In 2025 the branch trained 21 divers across a range of BSAC courses. The branch organised 12 diving trips across the year these included Scapa Flow, Farne Islands, Pembrokeshire, Egypt and many other UK sites.

== Publications ==
In 1958 the Diving Manual was published by the British Sub-Aqua Club based on the original ideas of branch member Jack Atkinson (who was the first Club Diving Officer) for the Club's training programme.

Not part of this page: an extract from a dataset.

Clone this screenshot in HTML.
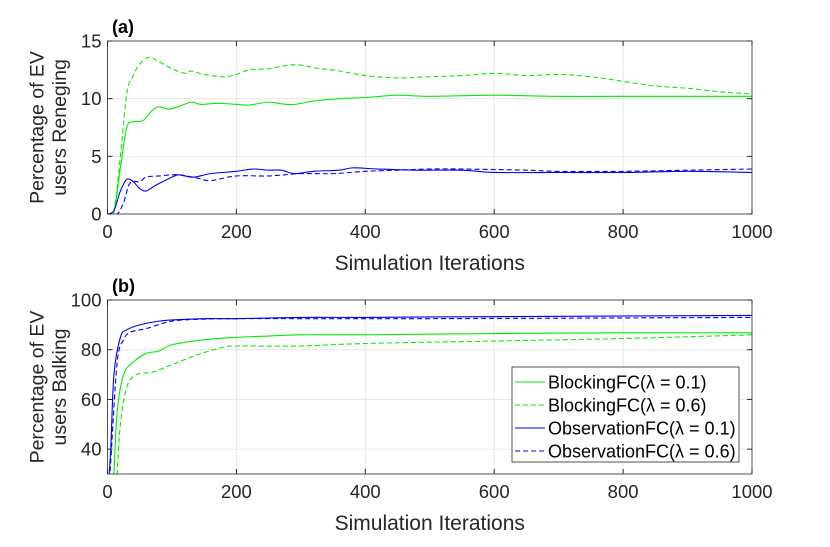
<!DOCTYPE html>
<html><head><meta charset="utf-8">
<style>
html,body{margin:0;padding:0;background:#fff;}
svg{display:block;font-family:"Liberation Sans",Arial,sans-serif;}
</style></head>
<body>
<svg id="chart" width="830" height="547" viewBox="0 0 830 547"></svg>
<script>
// Panel (a) data: percentage reneging
const xTicks = [0,200,400,600,800,1000];
const aYTicks = [0,5,10,15];
const bYTicks = [40,60,80,100];
const aBlock01X = [0,10,20,30,40,55,70,80,95,110,130,145,170,200,220,250,270,290,320,360,400,450,500,600,700,800,1000];
const aBlock01Y = [0,0.2,4,7.5,8.0,8.1,9.0,9.3,9.1,9.3,9.7,9.5,9.6,9.5,9.45,9.7,9.55,9.5,9.8,10.0,10.1,10.3,10.2,10.3,10.2,10.2,10.2];
const aBlock06X = [0,10,20,30,40,50,65,80,100,120,130,150,180,200,220,250,280,300,330,360,400,450,500,550,600,650,700,750,800,850,900,950,1000];
const aBlock06Y = [0,0.3,5,10.5,12,13,13.6,13.2,12.6,12.2,12.4,12.1,11.9,12.1,12.5,12.6,12.9,12.9,12.6,12.4,12.0,11.8,11.9,12.0,12.2,12.0,12.1,11.9,11.5,11.1,10.9,10.6,10.4];
const aObs01X = [0,10,20,30,40,50,60,75,100,110,120,135,160,200,225,250,270,290,320,360,380,420,480,550,600,700,800,900,1000];
const aObs01Y = [0,0.3,2,3.0,2.8,2.2,2.0,2.5,3.2,3.4,3.3,3.2,3.5,3.7,3.9,3.8,3.8,3.5,3.7,3.8,4.0,3.9,3.8,3.8,3.6,3.6,3.6,3.7,3.6];
const aObs06X = [0,15,25,35,50,60,80,110,140,160,200,250,300,350,400,450,500,550,650,700,800,900,1000];
const aObs06Y = [0,0,1,2.7,2.8,3.2,3.3,3.4,3.1,2.9,3.3,3.3,3.5,3.5,3.7,3.8,3.9,3.9,3.8,3.7,3.7,3.8,3.9];
// Panel (b) data: percentage balking
const bObs01X = [0,5,10,20,30,50,80,100,150,200,300,400,500,1000];
const bObs01Y = [20,40,70,85,88,90,91.5,92,92.5,92.5,93,93,93.2,93.8];
const bObs06X = [0,5,15,25,35,60,100,150,200,300,500,1000];
const bObs06Y = [15,35,75,84,87,88.5,91.5,92.3,92.5,92.5,92.5,93];
const bBlock01X = [8,10,15,25,40,60,80,100,150,200,250,300,400,600,800,1000];
const bBlock01Y = [20,30,55,70,75,78.5,79.5,82,84,85,85.5,86,86,86.5,86.8,86.8];
const bBlock06X = [13,15,20,30,45,70,100,140,180,200,300,400,600,800,1000];
const bBlock06Y = [20,30,50,65,70,71,74,78,81,81.5,81.5,82.5,83.5,84.5,86];

const NS="http://www.w3.org/2000/svg";
const svg=document.getElementById('chart');
function mk(tag,attrs,parent){const e=document.createElementNS(NS,tag);for(const k in attrs)e.setAttribute(k,attrs[k]);(parent||svg).appendChild(e);return e;}
const L=107.5,R=752;
const xs=v=>L+(R-L)*v/1000;
const aTop=41,aBot=214,bTop=300,bBot=474;
const ya=v=>aBot-(aBot-aTop)*v/15;
const yb=v=>bBot-(bBot-bTop)*(v-30)/70;

function path(xsArr,ysArr,yf){
  const p=xsArr.map((x,i)=>[xs(x),yf(ysArr[i])]);
  let d='M'+p[0][0].toFixed(2)+','+p[0][1].toFixed(2);
  for(let i=0;i<p.length-1;i++){
    const p0=p[i-1]||p[i],p1=p[i],p2=p[i+1],p3=p[i+2]||p2;
    const c1=[p1[0]+(p2[0]-p0[0])/6,p1[1]+(p2[1]-p0[1])/6];
    const c2=[p2[0]-(p3[0]-p1[0])/6,p2[1]-(p3[1]-p1[1])/6];
    d+=' C'+c1.map(v=>v.toFixed(2))+' '+c2.map(v=>v.toFixed(2))+' '+p2[0].toFixed(2)+','+p2[1].toFixed(2);
  }
  return d;
}

function panel(top,bot,yf,yTicks,name,series,label1,label2,tag){
  const g=mk('g',{});
  
  
  mk('rect',{x:L,y:top,width:R-L,height:bot-top,fill:'#fff'},g);
  const cid='clip-'+name;
  const cp=mk('clipPath',{id:cid},g);mk('rect',{x:L,y:top,width:R-L,height:bot-top},cp);
  xTicks.forEach(t=>{
    if(t>0&&t<1000)mk('line',{x1:xs(t),x2:xs(t),y1:top,y2:bot,stroke:'#e6e6e6','stroke-width':1},g);
    const tl=mk('text',{x:xs(t),y:bot+24,'text-anchor':'middle','font-size':18.5,fill:'#262626'},g);
    tl.textContent=t;
    
    
    mk('line',{x1:xs(t),x2:xs(t),y1:bot,y2:bot-5,stroke:'#262626'},g);
    mk('line',{x1:xs(t),x2:xs(t),y1:top,y2:top+5,stroke:'#262626'},g);
  });
  yTicks.forEach(t=>{
    const y=yf(t);
    if(y>top+1&&y<bot-1)mk('line',{x1:L,x2:R,y1:y,y2:y,stroke:'#e6e6e6'},g);
    const tl=mk('text',{x:L-6,y:y+6.5,'text-anchor':'end','font-size':18.5,fill:'#262626'},g);
    tl.textContent=t;
    
    
    mk('line',{x1:L,x2:L+5,y1:y,y2:y,stroke:'#262626'},g);
    mk('line',{x1:R,x2:R-5,y1:y,y2:y,stroke:'#262626'},g);
  });
  series.forEach(s=>{
    const p=mk('path',{d:path(s.x,s.y,yf),fill:'none',stroke:s.c,'stroke-width':1.1,'stroke-dasharray':s.dash?'5,3':'none','clip-path':'url(#'+cid+')'},g);
    
    
  });
  mk('rect',{x:L,y:top,width:R-L,height:bot-top,fill:'none',stroke:'#262626','stroke-width':0.8},g);
  const xl=mk('text',{x:(L+R)/2,y:bot+56,'text-anchor':'middle','font-size':21,fill:'#262626'},g);
  xl.textContent='Simulation Iterations';
  
  
  const cy=(top+bot)/2;
  const yl=mk('text',{transform:'translate(52,'+cy+') rotate(-90)','text-anchor':'middle','font-size':19.5,fill:'#262626'},g);
  
  
  const t1=mk('tspan',{x:0,y:-8.5},yl);t1.textContent=label1;
  const t2=mk('tspan',{x:0,y:14},yl);t2.textContent=label2;
  const pt=mk('text',{x:112,y:top-8,'font-size':18,'font-weight':'bold',fill:'#000'},g);
  pt.textContent=tag;
  
  
}
const G='#00ee00',B='#0000ee';
panel(aTop,aBot,ya,aYTicks,'panel-a-reneging',[
  {x:aBlock01X,y:aBlock01Y,c:G,dash:false,n:'line-blocking-0-1'},
  {x:aBlock06X,y:aBlock06Y,c:G,dash:true,n:'line-blocking-0-6'},
  {x:aObs01X,y:aObs01Y,c:B,dash:false,n:'line-observation-0-1'},
  {x:aObs06X,y:aObs06Y,c:B,dash:true,n:'line-observation-0-6'}],
  'Percentage of EV','users Reneging','(a)');
panel(bTop,bBot,yb,bYTicks,'panel-b-balking',[
  {x:bBlock01X,y:bBlock01Y,c:G,dash:false,n:'line-blocking-0-1'},
  {x:bBlock06X,y:bBlock06Y,c:G,dash:true,n:'line-blocking-0-6'},
  {x:bObs01X,y:bObs01Y,c:B,dash:false,n:'line-observation-0-1'},
  {x:bObs06X,y:bObs06Y,c:B,dash:true,n:'line-observation-0-6'}],
  'Percentage of EV','users Balking','(b)');

// legend
const lg=mk('g',{});


mk('rect',{x:512,y:367,width:227,height:95,fill:'#fff',stroke:'#262626','stroke-width':0.8},lg);
const entries=[['BlockingFC(',G,false,'0.1'],['BlockingFC(',G,true,'0.6'],['ObservationFC(',B,false,'0.1'],['ObservationFC(',B,true,'0.6']];
entries.forEach((e,i)=>{
  const y=382+i*23;
  const ln=mk('line',{x1:515,x2:545,y1:y,y2:y,stroke:e[1],'stroke-width':1.1,'stroke-dasharray':e[2]?'5,3':'none'},lg);
  
  
  const t=mk('text',{x:548,y:y+6.5,'font-size':18,fill:'#000'},lg);
  t.textContent=e[0]+'λ = '+e[3]+')';
  
  
});
</script>
</body></html>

In 1959 the branch published the first magazine to cater for scuba-divers interested in the latest technology, dives and musings of the day. It was called London Diver. In 1963 three members of the branch, Brian Hesketh, Mike Busuttilli and John Cottrell, then started the first independent diving magazine in the UK, called Diver. The BSAC national magazine was called Triton for many years before being merged with Diver in March 1978 to make it commercially viable. The magazine is still published today online as divernet.com

== Television, Film and Press ==
Branch members have been involved in a number of television shows, films and publicity:
- Rowena Kerr and Jim Phoenix demonstrated underwater propulsion for British Pathe in 1958. Rowena Kerr went on to star in the film Horizons Below.
- In 1960 members of the branch supported an American celebrity of the day in underwater endurance, Jane Baldasare, as she attempted to be the first to swim the English Channel underwater. Mike recalls her inexperience and unsuitability for the task; as the attempts were abandoned, he demonstrated that she was not out of air.
- In 1962 the branch demonstrated rescue techniques in and out of water at a conference to address death due to asphyxia and drowning, organised by the British Safety Council and the BSAC.
- In 1964 the branch gave a demonstration of diving at the televised opening ceremony of the Crystal Palace Sports Centre.
- Mike Brennan and Egil Woxholt were part of the 1965 James Bond film Thunderball.
- Gill Yates featured on both BBC and ITV demonstrating diving at the London Boatshow in 1965.
- Ed Goldwyn produced a number of underwater documentaries for London Weekend Television during 1968.
- The branch demonstrated underwater salvage techniques at the London Boatshow in 1970 for the BBC, ITV and the national newspapers.
- The branch marched on Westminster on 26 February 2013 alongside Fish Fight and the Marine Conservation Society in order to maintain the pressure to protect 127 marine conservation zones.
- The branch coordinated diving in various locations (Alaska, Shetlands and Norway) on the 60th northerly parallel on the summer solstice 21 June 2013 to raise awareness for our seas and how diving can be used as a therapy for injuries.
- Members of the branch supported BSAC headquarters in the handover of the national presidency from HRH Prince of Wales to HRH Duke of Cambridge on 9 July 2014, covered the BBC, other television channels and various national newspapers. This event also received coverage as far away as Australia.

== Awards ==
The branch has been awarded the Heinke Trophy for doing the most to further the interests of its members and the BSAC on three separate occasions: 1959, 1966 and 1978.

Branch members have won a number of awards:
- Ronald Burniston won the National Open Spearfishing Championships in Bournemouth in 1961 for catching the biggest edible fish without the aid of an aqualung.
- Dr John Betts won the Sir Robert Atkins Prize from the Institute of Sports Medicine (now the British Association of Sport and Exercise Medicine) in 1993 for his medical research into thermal protection by neoprene, hazards of diving during pregnancy and cold induced pulmonary oedema. Dr John Betts was also the first BSAC Medical Officer in the 1960s and set the standards for safe diving from a medical perspective.
- Lionel Blandford won the Jacques-Yves Cousteau Award in 1994 for his work with children. He founded the National Snorkellers Club in 1974 and through his efforts ensured 50,000 children were given the opportunity to explore life underwater.